Seattle’s Traffic-Stopping Topless Spitfire Reveals More
SEATTLE — It wasn’t your standard weekday traffic jam when drivers slowed to watch a fire-spitting woman dancing topless atop a high-voltage electrical tower beside a freeway bridge.
It wasn’t meant to be.
Ara Tripp, 38, of Olympia, told the Seattle Times she planned the stunt for weeks to protest discrimination against women and laws that allow men to take their shirts off but not women. Tripp said she was a man before undergoing a sex-change operation.
Tripp climbed the 180-foot tower Wednesday morning, took off her shirt and began dancing, swigging from a vodka bottle, spitting out the liquor while igniting it.

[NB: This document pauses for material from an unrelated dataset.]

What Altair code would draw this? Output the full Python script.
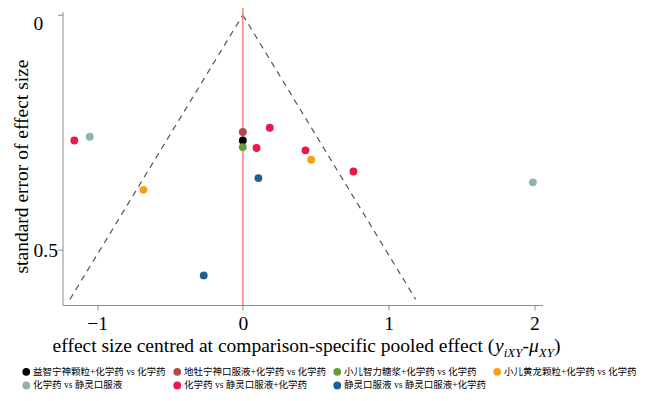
import altair as alt
import pandas as pd

# ---------------- data ----------------
groups = [
    "益智宁神颗粒+化学药 vs 化学药",
    "地牡宁神口服液+化学药 vs 化学药",
    "小儿智力糖浆+化学药 vs 化学药",
    "小儿黄龙颗粒+化学药 vs 化学药",
    "化学药 vs 静灵口服液",
    "化学药 vs 静灵口服液+化学药",
    "静灵口服液 vs 静灵口服液+化学药",
]
colors = ["#000000", "#B5474B", "#6A9A36", "#F5A00F", "#8DB5A5", "#E8194B", "#1F5F95"]

point_group = [
    groups[5], groups[4], groups[3], groups[6], groups[1], groups[0], groups[2],
    groups[5], groups[5], groups[6], groups[5], groups[3], groups[5], groups[4],
]
point_effect = [-1.156, -1.050, -0.682, -0.268, 0.0, 0.0, 0.0,
                0.094, 0.185, 0.107, 0.430, 0.469, 0.759, 1.990]
point_se = [0.267, 0.259, 0.372, 0.554, 0.249, 0.267, 0.281,
            0.283, 0.240, 0.347, 0.288, 0.308, 0.333, 0.356]

funnel_side = ["left", "left", "right", "right"]
funnel_x = [0.0, -1.186, 0.0, 1.186]
funnel_se = [0.0, 0.605, 0.0, 0.605]

x_ticks = [-1, 0, 1, 2]
y_ticks = [0, 0.5]

# ---------------- layout ----------------
W, H = 480, 293.3
SERIF = "Liberation Serif"
FS = 19.5
GRAY = "#8c8c8c"

df = pd.DataFrame({"x": point_effect, "y": point_se, "group": point_group})
fdf = pd.DataFrame({"x": funnel_x, "y": funnel_se, "side": funnel_side})
one = pd.DataFrame({"a": [0]})

xs = alt.Scale(domain=[-1.237, 2.056], nice=False, zero=False)
ys = alt.Scale(domain=[-0.007, 0.617], nice=False, zero=False, reverse=True)

xaxis = alt.Axis(values=x_ticks, format="d", title=None, tickSize=5, labelPadding=4,
                 labelFlush=False, grid=False, domainColor=GRAY, tickColor=GRAY,
                 labelFont=SERIF, labelFontSize=FS, labelColor="black")
yaxis = alt.Axis(values=y_ticks, format="~g", title=None, tickSize=5, labelPadding=24.5,
                 labelAlign="left", labelFlush=False, grid=False, domainColor=GRAY,
                 labelBaseline={"condition": {"test": "datum.value == 0", "value": "top"},
                                "value": "middle"},
                 tickColor=GRAY, labelFont=SERIF, labelFontSize=FS, labelColor="black")

X = alt.X("x:Q", scale=xs, axis=xaxis)
Y = alt.Y("y:Q", scale=ys, axis=yaxis)

funnel = alt.Chart(fdf).mark_line(color="#555555", strokeDash=[6, 5], strokeWidth=1.2).encode(
    x=X, y=Y, detail="side:N")

vline = alt.Chart(pd.DataFrame({"x": [0.0]})).mark_rule(color="#F4837F", strokeWidth=1.5).encode(
    x=alt.X("x:Q", scale=xs, axis=xaxis), y=alt.value(-6), y2=alt.value(H))

points = alt.Chart(df).mark_circle(size=62, opacity=1).encode(
    x=X, y=Y,
    color=alt.Color("group:N", scale=alt.Scale(domain=groups, range=colors),
                    legend=alt.Legend(orient="none", legendX=-41, legendY=355,
                                      direction="horizontal", columns=4, title=None,
                                      labelFont=SERIF + ", Noto Sans CJK SC",
                                      labelFontSize=9.5, labelColor="black",
                                      symbolType="circle", symbolSize=60,
                                      symbolStrokeWidth=0, labelOffset=2,
                                      columnPadding=6, rowPadding=3, labelLimit=300)))


def txt(t, x, y, size=FS, italic=False, align="left", baseline="alphabetic", angle=0):
    kw = dict(text=t, font=SERIF, fontSize=size, align=align, baseline=baseline,
              color="black")
    if italic:
        kw["fontStyle"] = "italic"
    if angle:
        kw["angle"] = angle
    return alt.Chart(one).mark_text(**kw).encode(x=alt.value(x), y=alt.value(y))


ty = 340.3
sub_y = ty + 4.5
title_parts = [
    txt("effect size centred at comparison-specific pooled effect (", -9.9, ty),
    txt("y", 432.5, ty, italic=True),
    txt("iXY", 441.2, sub_y, size=13, italic=True),
    txt("-", 460.0, ty),
    txt("μ", 466.5, ty, italic=True),
    txt("XY", 476.3, sub_y, size=13, italic=True),
    txt(")", 491.5, ty),
    txt("standard error of effect size", -40.5, 154.8, align="center",
        baseline="middle", angle=270),
]

chart = alt.layer(funnel, vline, points, *title_parts).properties(
    width=W, height=H,
    autosize=alt.AutoSizeParams(type="none"),
    padding={"left": 54.5, "top": 3.7, "right": 99.5, "bottom": 88},
).configure_view(stroke=None)

chart.save("out.html", embed_options={"renderer": "svg", "actions": False})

Traffic on a nearby interstate bridge over the Lake Washington Ship Canal slowed to a near-standstill during the hour or so Tripp remained on the tower.
She had, she said, made a practice climb of the tower several nights earlier. Still, it was “an extremely dangerous, hazardous situation,” said Larry Vogel, spokesman for Seattle City Light.

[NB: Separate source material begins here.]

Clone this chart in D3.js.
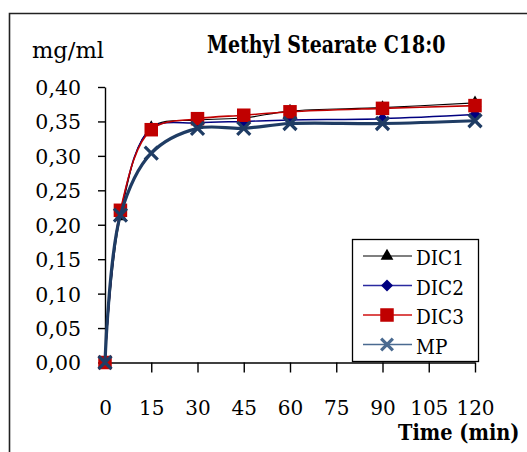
<!DOCTYPE html>
<html>
<head>
<meta charset="utf-8">
<script src="https://cdn.jsdelivr.net/npm/d3@7"></script>
<style>
  html, body { margin: 0; padding: 0; background: #fff; }
  svg { display: block; }
  text { font-family: "DejaVu Serif", serif; fill: #000; }
</style>
</head>
<body>
<svg id="chart" width="527" height="452"></svg>
<script>
// ---- data ----
const times = [0, 5, 15, 30, 45, 60, 90, 120];
const dic1 = [0, 0.212, 0.341, 0.352, 0.355, 0.365, 0.370, 0.377];
const dic2 = [0, 0.218, 0.340, 0.348, 0.350, 0.352, 0.354, 0.360];
const dic3 = [0, 0.221, 0.338, 0.354, 0.359, 0.364, 0.369, 0.373];
const mp   = [0, 0.214, 0.304, 0.340, 0.340, 0.347, 0.347, 0.351];
const seriesNames = ["DIC1", "DIC2", "DIC3", "MP"];
const xTicks = [0, 15, 30, 45, 60, 75, 90, 105, 120];
const yTicks = [0, 0.05, 0.10, 0.15, 0.20, 0.25, 0.30, 0.35, 0.40];
const title = "Methyl Stearate C18:0";
const yUnit = "mg/ml";
const xTitle = "Time (min)";

const svg = d3.select("#chart");

// outer frame
svg.append("path").attr("d", "M9.5,452 V13.5 H527")
  .attr("fill", "none").attr("stroke", "#222").attr("stroke-width", 1.6);

const x = d3.scaleLinear().domain([0, 120]).range([105, 475]);
const y = d3.scaleLinear().domain([0, 0.4]).range([362.5, 87]);

const fmt = v => d3.format(".2f")(v).replace(".", ",");

// y axis
const gy = svg.append("g").attr("transform", "translate(105,0)")
  .call(d3.axisLeft(y).tickValues(yTicks).tickSize(7).tickSizeOuter(0).tickPadding(17).tickFormat(fmt));
gy.select(".domain").attr("stroke", "#000").attr("stroke-width", 1.4);
gy.selectAll(".tick line").attr("stroke", "#000").attr("stroke-width", 1.4);
gy.selectAll(".tick text").style("font-size", "20.5px").style("font-family", "DejaVu Serif")
  .attr("dy", "0.36em");

// x axis
const gx = svg.append("g").attr("transform", "translate(0,362.5)")
  .call(d3.axisBottom(x).tickValues(xTicks).tickSize(10).tickSizeOuter(0).tickFormat(d3.format("d")));
gx.select(".domain").attr("stroke", "#000").attr("stroke-width", 1.4);
gx.selectAll(".tick line").attr("stroke", "#000").attr("stroke-width", 1.4)
  .attr("opacity", d => d === 0 ? 0 : 1);
gx.selectAll(".tick text").style("font-size", "20px").style("font-family", "DejaVu Serif")
  .attr("y", 52).attr("dy", 0);

// series
const series = [
  { name: "DIC1", values: dic1, color: "#000000", width: 1.1, marker: "triangle", mcolor: "#000" },
  { name: "DIC2", values: dic2, color: "#000080", width: 1.4, marker: "diamond", mcolor: "#000080" },
  { name: "DIC3", values: dic3, color: "#C00000", width: 1.6, marker: "square", mcolor: "#C00000" },
  { name: "MP",   values: mp,   color: "#1F3C64", width: 3.2, marker: "cross", mcolor: "#1F3C64" }
];

const line = d3.line().x(d => x(d[0])).y(d => y(d[1])).curve(d3.curveCatmullRom.alpha(0.5));

function drawMarker(g, type, cx, cy, color, scale) {
  scale = scale || 1;
  if (type === "triangle") {
    g.append("path").attr("d", d3.symbol(d3.symbolTriangle, 70 * scale)())
      .attr("transform", `translate(${cx},${cy})`).attr("fill", color);
  } else if (type === "diamond") {
    const s = 6 * scale;
    g.append("path").attr("d", `M0,${-s}L${s},0L0,${s}L${-s},0Z`)
      .attr("transform", `translate(${cx},${cy})`).attr("fill", color);
  } else if (type === "square") {
    const s = 13.5 * scale;
    g.append("rect").attr("x", cx - s / 2).attr("y", cy - s / 2).attr("width", s).attr("height", s)
      .attr("fill", color);
  } else if (type === "cross") {
    const s = 6.5 * scale;
    g.append("path").attr("d", `M${-s},${-s}L${s},${s}M${-s},${s}L${s},${-s}`)
      .attr("transform", `translate(${cx},${cy})`).attr("stroke", color)
      .attr("stroke-width", 3.2 * Math.min(1, scale + 0.2)).attr("fill", "none");
  }
}

series.forEach(s => {
  const pts = times.map((t, i) => [t, s.values[i]]);
  const g = svg.append("g");
  g.append("path").attr("d", line(pts)).attr("fill", "none")
    .attr("stroke", s.color).attr("stroke-width", s.width).attr("stroke-linejoin", "round");
  pts.forEach(p => drawMarker(g, s.marker, x(p[0]), y(p[1]), s.mcolor));
});

// titles
svg.append("text").attr("transform", "translate(207,53) scale(0.79,1)").text(title)
  .style("font-size", "24px").style("font-weight", "bold");
svg.append("text").attr("transform", "translate(32,58) scale(0.98,1)").text(yUnit)
  .style("font-size", "23px");
svg.append("text").attr("transform", "translate(398,440) scale(0.88,1)").text(xTitle)
  .style("font-size", "22px").style("font-weight", "bold");

// legend
const lg = svg.append("g");
lg.append("rect").attr("x", 352.5).attr("y", 239.5).attr("width", 126).attr("height", 122)
  .attr("fill", "#fff").attr("stroke", "#000").attr("stroke-width", 1.3);
const legendY = [256, 285.5, 315, 344.5];
const legendStyle = [
  { color: "#000000", width: 1.2 },
  { color: "#2A2AA0", width: 1.4 },
  { color: "#D01010", width: 1.4 },
  { color: "#4A6A90", width: 1.6 }
];
series.forEach((s, i) => {
  const ly = legendY[i];
  lg.append("line").attr("x1", 363).attr("x2", 412).attr("y1", ly).attr("y2", ly)
    .attr("stroke", legendStyle[i].color).attr("stroke-width", legendStyle[i].width);
  drawMarker(lg, s.marker, 387, ly, s.marker === "cross" ? "#4A6A90" : s.mcolor, s.marker === "cross" ? 0.9 : 1);
  lg.append("text").attr("transform", `translate(416,${ly + 9}) scale(0.88,1)`).text(seriesNames[i])
    .style("font-size", "21px");
});
</script>
</body>
</html>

The utility cut electricity to 5,000 homes and businesses to protect Tripp from being zapped by the 120,000 volts flowing through the lines the tower supports.

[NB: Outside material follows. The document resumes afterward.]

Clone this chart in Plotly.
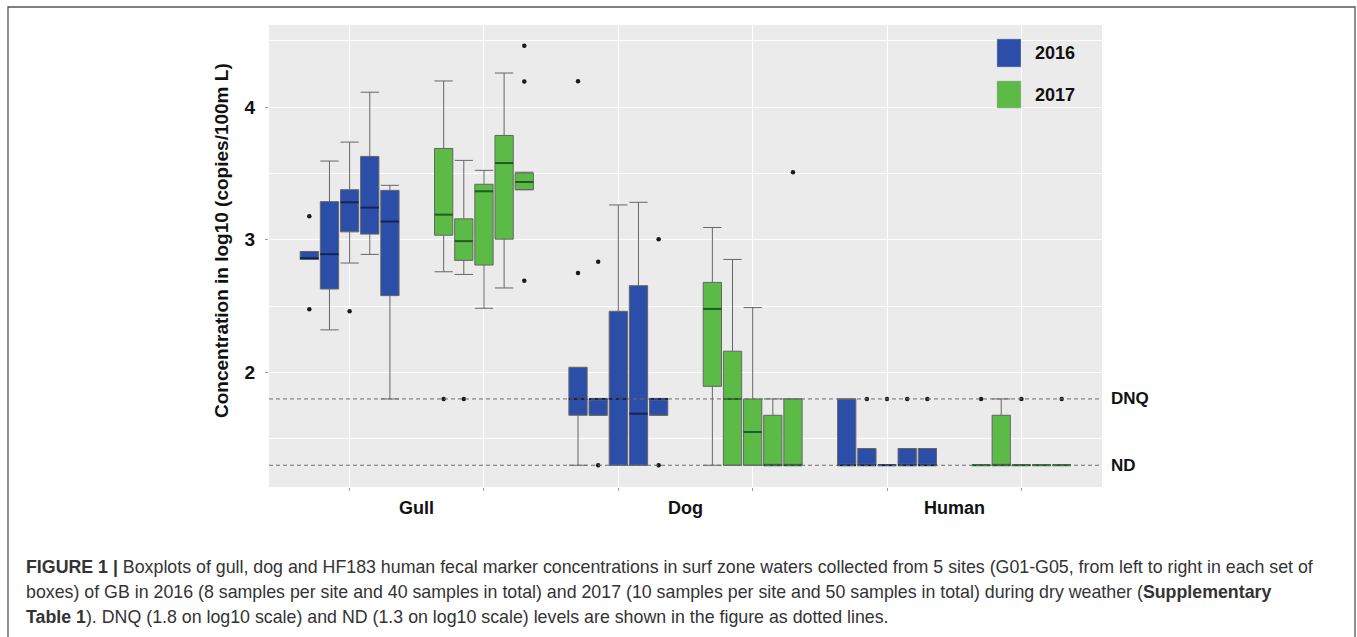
import plotly.graph_objects as go

# ---------------- data ----------------
markers = ["Gull", "Dog", "Human"]
years = ["2016", "2017"]
sites = ["G01", "G02", "G03", "G04", "G05"]

# order of 15 entries: Gull G01..G05, Dog G01..G05, Human G01..G05
lo_2016 = [2.852, 2.321, 2.825, 2.890, 1.800,
           1.300, 1.677, 1.300, 1.300, 1.677,
           1.300, 1.300, 1.300, 1.300, 1.300]
q1_2016 = [2.852, 2.629, 3.060, 3.043, 2.579,
           1.677, 1.677, 1.300, 1.300, 1.677,
           1.300, 1.300, 1.300, 1.300, 1.300]
med_2016 = [2.862, 2.892, 3.283, 3.243, 3.138,
            1.800, 1.800, 1.800, 1.689, 1.800,
            1.300, 1.300, 1.300, 1.300, 1.300]
q3_2016 = [2.912, 3.288, 3.378, 3.629, 3.373,
           2.038, 1.800, 2.461, 2.654, 1.800,
           1.800, 1.426, 1.300, 1.426, 1.426]
hi_2016 = [2.912, 3.594, 3.737, 4.113, 3.411,
           2.038, 1.800, 3.263, 3.283, 1.800,
           1.800, 1.426, 1.300, 1.426, 1.426]
out_2016_idx = [0, 0, 2, 5, 5, 6, 6, 9, 9, 11, 12, 13, 14]
out_2016_val = [3.178, 2.476, 2.461, 4.195, 2.749, 2.835, 1.300, 3.005, 1.300,
                1.800, 1.800, 1.800, 1.800]

lo_2017 = [2.759, 2.739, 2.484, 2.637, 3.378,
           1.300, 1.300, 1.300, 1.300, 1.300,
           1.300, 1.300, 1.300, 1.300, 1.300]
q1_2017 = [3.035, 2.845, 2.810, 3.005, 3.378,
           1.895, 1.300, 1.300, 1.300, 1.300,
           1.300, 1.300, 1.300, 1.300, 1.300]
med_2017 = [3.190, 2.990, 3.366, 3.579, 3.436,
            2.479, 1.800, 1.551, 1.300, 1.300,
            1.300, 1.300, 1.300, 1.300, 1.300]
q3_2017 = [3.689, 3.158, 3.419, 3.787, 3.504,
           2.679, 2.160, 1.800, 1.677, 1.800,
           1.300, 1.677, 1.300, 1.300, 1.300]
hi_2017 = [4.198, 3.599, 3.524, 4.258, 3.510,
           3.093, 2.852, 2.489, 1.800, 1.800,
           1.300, 1.800, 1.300, 1.300, 1.300]
out_2017_idx = [0, 1, 4, 4, 4, 9, 10, 12, 14]
out_2017_val = [1.800, 1.800, 4.464, 4.193, 2.692, 3.509, 1.800, 1.800, 1.800]

dnq_level = 1.8
nd_level = 1.3

caption_lines = [
    "<b>FIGURE 1 |</b> Boxplots of gull, dog and HF183 human fecal marker concentrations in surf zone waters collected from 5 sites (G01-G05, from left to right in each set of",
    "boxes) of GB in 2016 (8 samples per site and 40 samples in total) and 2017 (10 samples per site and 50 samples in total) during dry weather (<b>Supplementary</b>",
    "<b>Table 1</b>). DNQ (1.8 on log10 scale) and ND (1.3 on log10 scale) levels are shown in the figure as dotted lines.",
]

# ---------------- styling ----------------
W, H = 1357, 637
ML, MR, MT, MB = 269, 255, 25, 150
PW, PH = W - ML - MR, H - MT - MB
FONT = "Liberation Sans, Arial, sans-serif"
fill_col = {"2016": "#2B4FA8", "2017": "#5CBB46"}
med_col = {"2016": "#13245A", "2017": "#1E5E22"}
SITE_STEP = 0.15
BOX_W = 0.136


def px_x(px):
    return (px - ML) / PW


def px_y(py):
    return (H - MB - py) / PH


def position(k, year_idx):
    marker_idx, site_idx = divmod(k, len(sites))
    return marker_idx * 2 + year_idx + (site_idx - 2) * SITE_STEP


fig = go.Figure()

stats = {
    "2016": (lo_2016, q1_2016, med_2016, q3_2016, hi_2016, out_2016_idx, out_2016_val),
    "2017": (lo_2017, q1_2017, med_2017, q3_2017, hi_2017, out_2017_idx, out_2017_val),
}

for yi, yr in enumerate(years):
    lo, q1, med, q3, hi, oidx, oval = stats[yr]
    xs = [position(k, yi) for k in range(len(q1))]
    fig.add_trace(go.Box(
        x=xs, q1=q1, median=med, q3=q3, lowerfence=lo, upperfence=hi,
        width=BOX_W, whiskerwidth=1, boxpoints=False,
        fillcolor=fill_col[yr], line=dict(color="#666666", width=1),
        name=yr, showlegend=False, hoverinfo="skip",
    ))
    mx, my = [], []
    for x, m in zip(xs, med):
        mx += [x - BOX_W / 2, x + BOX_W / 2, None]
        my += [m, m, None]
    fig.add_trace(go.Scatter(
        x=mx, y=my, mode="lines", line=dict(color=med_col[yr], width=2),
        showlegend=False, hoverinfo="skip",
    ))
    fig.add_trace(go.Scatter(
        x=[position(k, yi) for k in oidx], y=oval, mode="markers",
        marker=dict(color="#1a1a1a", size=4.5),
        showlegend=False, hoverinfo="skip",
    ))

shapes = []
annotations = []
for lvl, lab in [(dnq_level, "DNQ"), (nd_level, "ND")]:
    shapes.append(dict(type="line", xref="paper", yref="y", x0=0, x1=1, y0=lvl, y1=lvl,
                       line=dict(color="#6e6e6e", width=1, dash="4px,3px"), layer="above"))
    annotations.append(dict(xref="paper", yref="y", x=px_x(1109), y=lvl, text="<b>%s</b>" % lab,
                            showarrow=False, xanchor="left", yanchor="middle",
                            font=dict(family=FONT, size=17, color="#111")))

# group labels
for mi, m in enumerate(markers):
    annotations.append(dict(xref="x", yref="paper", x=mi * 2 + 0.5, y=px_y(508), text="<b>%s</b>" % m,
                            showarrow=False, xanchor="center", yanchor="middle",
                            font=dict(family=FONT, size=18, color="#111")))

# y axis title
annotations.append(dict(xref="paper", yref="paper", x=px_x(221), y=px_y(241),
                        text="<b>Concentration in log10 (copies/100m L)</b>", textangle=-90,
                        showarrow=False, xanchor="center", yanchor="middle",
                        font=dict(family=FONT, size=19, color="#111")))

# legend (custom keys)
for yr, (top, bot) in zip(years, [(39, 67), (81, 108)]):
    shapes.append(dict(type="rect", xref="paper", yref="paper",
                       x0=px_x(997), x1=px_x(1021), y0=px_y(bot), y1=px_y(top),
                       fillcolor=fill_col[yr], line=dict(color="#b0b0b0", width=0.5)))
    annotations.append(dict(xref="paper", yref="paper", x=px_x(1033), y=px_y((top + bot) / 2),
                            text="<b>%s</b>" % yr, showarrow=False, xanchor="left", yanchor="middle",
                            font=dict(family=FONT, size=18, color="#111")))

# caption
for i, line in enumerate(caption_lines):
    annotations.append(dict(xref="paper", yref="paper", x=px_x(24), y=px_y(567 + i * 25),
                            text=line, showarrow=False, xanchor="left", yanchor="middle",
                            font=dict(family=FONT, size=17.8, color="#333333")))

# outer frame
shapes.append(dict(type="rect", xref="paper", yref="paper",
                   x0=px_x(8), x1=px_x(1355), y0=px_y(645), y1=px_y(7),
                   line=dict(color="#555", width=1.3), fillcolor="rgba(0,0,0,0)", layer="below"))

fig.update_layout(
    width=W, height=H,
    margin=dict(l=ML, r=MR, t=MT, b=MB, pad=0),
    paper_bgcolor="white", plot_bgcolor="#EBEBEB",
    font=dict(family=FONT, color="#111"),
    shapes=shapes, annotations=annotations,
    showlegend=False,
    xaxis=dict(range=[-0.6, 5.6], tickmode="array", tickvals=list(range(6)),
               ticktext=[""] * 6, ticks="outside", ticklen=3, tickcolor="#999",
               showgrid=True, gridcolor="white", gridwidth=1, zeroline=False, showline=False),
    yaxis=dict(range=[1.136, 4.62], tickmode="linear", tick0=0, dtick=1,
               ticks="outside", ticklen=3, tickcolor="#999", ticklabelstandoff=6,
               tickfont=dict(family=FONT, size=19, color="#111", weight="bold"),
               showgrid=True, gridcolor="white", gridwidth=1.2, zeroline=False, showline=False,
               minor=dict(dtick=0.5, tick0=0, showgrid=True, gridcolor="white", gridwidth=0.6)),
)

fig.write_html("out.html")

Tripp was arrested for investigation of criminal trespassing and indecent exposure, each carrying a maximum penalty of a year in jail and a $5,000 fine, Best said. She was released after posting $690 bail.
“I’ll plead guilty,” she said. “It’s pretty obvious.”
Tripp said she has a wife--whom she married when she was still a man and who strongly disapproved of the plan but was out of town.
“She’s not going to be happy,” Tripp said. “I’m going to be grounded.”